No less than twenty prominent speakers gathered at the 2015 Age Boom Academy to discuss issues related to global demographic changes in an aging world, in an attempt as they say at the Columbia Aging Center, “to help international journalists get beyond the myths”. Richard Eisenberg’s article in Forbes magazine June 16 neatly recaps his take after attending this NYC event.
If we’re going to mess around with language in this watershed year of age talk, my preference is to call this time in history a Longevity Boom.
Much like writer William Gibson said about the future, of course the promise of longevity “is not evenly distributed”. Everyone is aging. The operating premise is that current and future generations will experience greater longevity, but how it will actually play out in different parts of the world is another matter.

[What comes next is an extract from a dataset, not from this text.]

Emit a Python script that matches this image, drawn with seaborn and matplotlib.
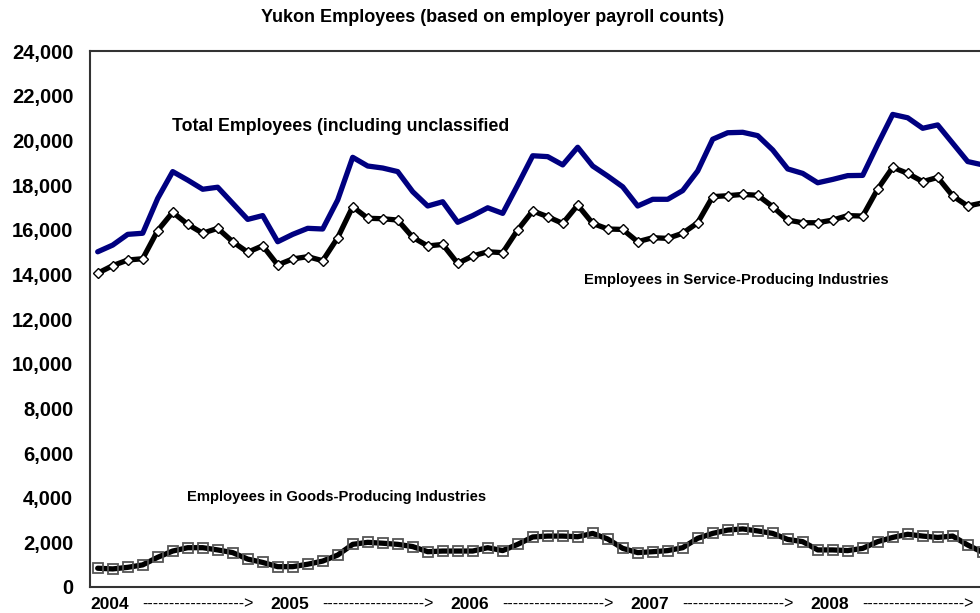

Observing many media age talk commentaries, I recall that familiar English idiom “a spanner in the works”. Not to get too fussed up, the spanner for me is conflicting terminology. When in many cases “elderly” still pegs those as over 65, and “seniors” can range anywhere from 55 to 105, the lines of sight get blurred. Not that any new politically correct terminology changes everything.
We do need to get to a better place in understanding how we are to re-frame the social and economic experience of a Longevity Boom in an aging world. As Michael Hodin says, “… a conference on aging must explore how longevity shapes the entire life course.”